In a sense, the authority's independence is not as important here as in other parts of the world because the Hong Kong dollar's peg to the greenback means it has in effect outsourced monetary policy to the US Federal Reserve. But the authority's exchange fund - used to defend the peg - has assets in excess of HK$1 trillion. As a public fund manager, Mr Chan's priority must be the fund's long-term health. The government should not dip into the fund for political purposes: something it has shown a willingness to do. This year, apparently at Beijing's request, it had no qualms in asking the HKMA to commit HK$33 billion to a regional financial-stabilisation fund under the Association of Southeast Asian Nations. The government may well consider part of the exchange fund - especially the fiscal reserves - as its own.
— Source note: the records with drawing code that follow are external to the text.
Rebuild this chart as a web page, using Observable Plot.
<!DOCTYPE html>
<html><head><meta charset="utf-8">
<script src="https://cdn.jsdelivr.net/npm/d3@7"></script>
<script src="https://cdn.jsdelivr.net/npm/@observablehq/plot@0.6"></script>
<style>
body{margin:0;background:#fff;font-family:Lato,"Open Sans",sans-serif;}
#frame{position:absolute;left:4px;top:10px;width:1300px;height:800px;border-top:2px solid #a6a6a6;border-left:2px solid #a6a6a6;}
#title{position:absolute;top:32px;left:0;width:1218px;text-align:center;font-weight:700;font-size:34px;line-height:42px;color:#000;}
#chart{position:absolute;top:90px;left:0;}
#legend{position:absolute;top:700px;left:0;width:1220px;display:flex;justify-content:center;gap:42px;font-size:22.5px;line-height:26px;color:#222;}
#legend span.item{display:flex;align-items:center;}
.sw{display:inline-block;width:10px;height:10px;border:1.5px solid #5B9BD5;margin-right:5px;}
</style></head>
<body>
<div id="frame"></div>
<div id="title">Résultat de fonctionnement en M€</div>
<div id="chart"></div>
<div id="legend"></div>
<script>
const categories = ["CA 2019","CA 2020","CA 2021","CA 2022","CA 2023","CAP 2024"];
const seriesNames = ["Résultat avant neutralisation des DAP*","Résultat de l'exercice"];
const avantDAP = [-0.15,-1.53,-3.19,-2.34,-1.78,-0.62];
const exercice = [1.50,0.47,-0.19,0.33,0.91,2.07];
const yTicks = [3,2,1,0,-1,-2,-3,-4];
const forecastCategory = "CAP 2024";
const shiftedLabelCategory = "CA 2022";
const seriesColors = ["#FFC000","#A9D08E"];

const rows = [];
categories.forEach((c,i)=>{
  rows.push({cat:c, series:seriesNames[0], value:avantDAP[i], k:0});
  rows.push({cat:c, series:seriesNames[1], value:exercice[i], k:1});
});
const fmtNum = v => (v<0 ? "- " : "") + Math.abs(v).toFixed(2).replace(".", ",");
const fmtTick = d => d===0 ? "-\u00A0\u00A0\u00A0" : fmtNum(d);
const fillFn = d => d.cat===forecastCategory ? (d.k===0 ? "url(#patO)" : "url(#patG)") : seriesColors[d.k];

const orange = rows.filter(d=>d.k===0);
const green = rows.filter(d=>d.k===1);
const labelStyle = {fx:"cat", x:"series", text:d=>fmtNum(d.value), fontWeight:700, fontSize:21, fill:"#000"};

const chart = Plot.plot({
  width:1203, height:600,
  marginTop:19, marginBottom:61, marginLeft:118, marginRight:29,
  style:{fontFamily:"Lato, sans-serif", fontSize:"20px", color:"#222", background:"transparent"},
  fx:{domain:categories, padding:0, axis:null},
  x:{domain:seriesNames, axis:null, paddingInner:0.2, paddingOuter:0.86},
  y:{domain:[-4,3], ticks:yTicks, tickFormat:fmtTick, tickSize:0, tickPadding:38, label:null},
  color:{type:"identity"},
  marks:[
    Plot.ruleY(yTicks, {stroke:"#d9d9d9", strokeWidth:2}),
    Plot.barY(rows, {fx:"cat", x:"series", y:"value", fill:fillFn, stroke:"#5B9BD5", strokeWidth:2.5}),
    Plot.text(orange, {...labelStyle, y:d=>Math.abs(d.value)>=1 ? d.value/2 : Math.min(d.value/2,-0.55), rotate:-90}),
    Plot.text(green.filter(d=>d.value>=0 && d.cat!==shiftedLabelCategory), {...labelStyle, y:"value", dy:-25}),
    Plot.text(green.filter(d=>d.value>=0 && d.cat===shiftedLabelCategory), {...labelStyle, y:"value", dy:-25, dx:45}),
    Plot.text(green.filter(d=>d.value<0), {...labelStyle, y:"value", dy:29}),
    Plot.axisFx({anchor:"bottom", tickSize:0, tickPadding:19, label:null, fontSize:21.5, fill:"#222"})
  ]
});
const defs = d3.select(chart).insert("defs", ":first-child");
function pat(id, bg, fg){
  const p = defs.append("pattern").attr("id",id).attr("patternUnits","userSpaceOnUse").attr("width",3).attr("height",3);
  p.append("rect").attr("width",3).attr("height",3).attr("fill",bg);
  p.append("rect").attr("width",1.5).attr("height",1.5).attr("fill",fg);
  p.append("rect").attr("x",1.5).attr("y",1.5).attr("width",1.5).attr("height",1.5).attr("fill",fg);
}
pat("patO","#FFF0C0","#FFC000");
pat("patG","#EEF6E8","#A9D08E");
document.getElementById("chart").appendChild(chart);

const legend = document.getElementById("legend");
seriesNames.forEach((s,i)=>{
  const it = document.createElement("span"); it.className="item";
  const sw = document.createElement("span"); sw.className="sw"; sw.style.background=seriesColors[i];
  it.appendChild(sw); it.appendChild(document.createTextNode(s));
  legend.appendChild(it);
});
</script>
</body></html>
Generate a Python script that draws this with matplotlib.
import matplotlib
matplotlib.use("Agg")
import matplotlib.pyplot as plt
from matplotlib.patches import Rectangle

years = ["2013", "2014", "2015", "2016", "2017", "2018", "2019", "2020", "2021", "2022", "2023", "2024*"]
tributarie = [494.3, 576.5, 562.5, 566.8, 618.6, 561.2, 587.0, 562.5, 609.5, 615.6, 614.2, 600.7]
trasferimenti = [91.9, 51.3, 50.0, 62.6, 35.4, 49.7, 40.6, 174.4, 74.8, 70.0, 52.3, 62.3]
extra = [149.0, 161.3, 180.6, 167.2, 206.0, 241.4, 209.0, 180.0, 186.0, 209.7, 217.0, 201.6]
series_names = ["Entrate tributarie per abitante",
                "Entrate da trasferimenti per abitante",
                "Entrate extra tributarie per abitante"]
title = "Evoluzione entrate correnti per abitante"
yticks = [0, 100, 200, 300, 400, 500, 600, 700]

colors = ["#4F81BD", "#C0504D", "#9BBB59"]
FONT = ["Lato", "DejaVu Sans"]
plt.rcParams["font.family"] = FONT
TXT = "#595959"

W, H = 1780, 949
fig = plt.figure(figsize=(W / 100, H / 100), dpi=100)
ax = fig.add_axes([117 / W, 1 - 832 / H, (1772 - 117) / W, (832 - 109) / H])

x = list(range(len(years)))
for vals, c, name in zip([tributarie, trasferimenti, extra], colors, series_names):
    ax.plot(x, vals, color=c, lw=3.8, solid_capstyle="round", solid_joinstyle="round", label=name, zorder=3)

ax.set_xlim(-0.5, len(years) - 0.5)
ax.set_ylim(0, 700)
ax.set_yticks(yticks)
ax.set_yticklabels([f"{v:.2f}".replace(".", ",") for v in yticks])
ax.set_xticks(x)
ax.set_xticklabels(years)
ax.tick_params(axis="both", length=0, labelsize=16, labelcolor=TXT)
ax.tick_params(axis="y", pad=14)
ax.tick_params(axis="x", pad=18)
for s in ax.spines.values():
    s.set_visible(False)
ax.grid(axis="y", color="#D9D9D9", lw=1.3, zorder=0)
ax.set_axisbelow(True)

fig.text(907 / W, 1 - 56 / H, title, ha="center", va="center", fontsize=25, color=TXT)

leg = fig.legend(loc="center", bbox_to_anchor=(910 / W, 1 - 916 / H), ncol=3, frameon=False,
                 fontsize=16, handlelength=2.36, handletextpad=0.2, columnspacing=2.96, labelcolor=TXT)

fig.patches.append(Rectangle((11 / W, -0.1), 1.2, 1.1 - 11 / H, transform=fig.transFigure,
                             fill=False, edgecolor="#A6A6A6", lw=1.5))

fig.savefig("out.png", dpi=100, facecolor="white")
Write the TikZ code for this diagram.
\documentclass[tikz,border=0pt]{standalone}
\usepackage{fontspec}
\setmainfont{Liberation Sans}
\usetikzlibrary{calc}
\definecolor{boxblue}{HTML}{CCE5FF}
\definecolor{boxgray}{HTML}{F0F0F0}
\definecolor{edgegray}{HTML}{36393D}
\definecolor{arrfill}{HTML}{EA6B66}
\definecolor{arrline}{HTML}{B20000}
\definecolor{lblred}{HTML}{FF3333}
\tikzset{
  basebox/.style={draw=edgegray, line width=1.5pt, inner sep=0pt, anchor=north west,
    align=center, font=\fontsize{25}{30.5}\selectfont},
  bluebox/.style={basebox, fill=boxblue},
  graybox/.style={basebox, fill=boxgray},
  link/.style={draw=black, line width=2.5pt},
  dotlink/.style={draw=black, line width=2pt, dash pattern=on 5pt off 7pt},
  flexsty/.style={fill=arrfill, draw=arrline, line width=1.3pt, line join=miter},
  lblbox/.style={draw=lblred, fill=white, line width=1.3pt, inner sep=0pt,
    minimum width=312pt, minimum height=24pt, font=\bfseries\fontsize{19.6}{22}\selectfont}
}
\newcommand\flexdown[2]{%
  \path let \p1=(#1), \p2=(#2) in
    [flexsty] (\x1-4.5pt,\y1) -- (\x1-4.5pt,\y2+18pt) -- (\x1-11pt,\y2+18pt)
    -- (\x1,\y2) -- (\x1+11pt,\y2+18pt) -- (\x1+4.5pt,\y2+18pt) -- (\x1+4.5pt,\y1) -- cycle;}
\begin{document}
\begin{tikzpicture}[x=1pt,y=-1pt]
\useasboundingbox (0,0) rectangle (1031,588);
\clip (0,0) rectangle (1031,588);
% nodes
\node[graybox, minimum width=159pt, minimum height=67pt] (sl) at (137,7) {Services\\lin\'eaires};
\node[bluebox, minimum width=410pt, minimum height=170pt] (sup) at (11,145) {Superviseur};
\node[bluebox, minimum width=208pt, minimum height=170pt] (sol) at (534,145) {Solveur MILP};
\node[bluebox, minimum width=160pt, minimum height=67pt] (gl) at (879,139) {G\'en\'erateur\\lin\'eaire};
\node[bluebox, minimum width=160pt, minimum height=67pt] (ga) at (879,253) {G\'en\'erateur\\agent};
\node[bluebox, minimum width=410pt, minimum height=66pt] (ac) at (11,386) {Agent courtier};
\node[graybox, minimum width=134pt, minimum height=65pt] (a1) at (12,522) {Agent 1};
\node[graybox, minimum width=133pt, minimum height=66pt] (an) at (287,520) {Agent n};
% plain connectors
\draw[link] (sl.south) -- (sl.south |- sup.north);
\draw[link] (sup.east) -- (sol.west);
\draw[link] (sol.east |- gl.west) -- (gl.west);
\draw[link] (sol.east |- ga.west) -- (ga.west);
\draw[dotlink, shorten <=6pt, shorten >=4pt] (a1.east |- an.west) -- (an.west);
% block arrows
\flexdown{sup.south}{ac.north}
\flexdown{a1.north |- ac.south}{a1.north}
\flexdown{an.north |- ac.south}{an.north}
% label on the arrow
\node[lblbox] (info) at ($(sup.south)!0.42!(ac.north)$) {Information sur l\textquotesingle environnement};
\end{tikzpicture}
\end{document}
If so, it should put the reserves back on its own balance sheet so they would be subject to proper legislative scrutiny. At the very least, Mr Chan should clarify the reserves' status.

Time and again, doubts have been raised about the peg's future. Beijing's public challenge to the reserve currency status of the US dollar may reopen this debate. It is promoting the use of the yuan as a regional trading currency and has raised the possibility of making it a reserve currency in future. But that prospect is a long way off and will not change while the yuan remains a controlled currency. In the meantime, Mr Chan's job will be to maintain confidence in the peg.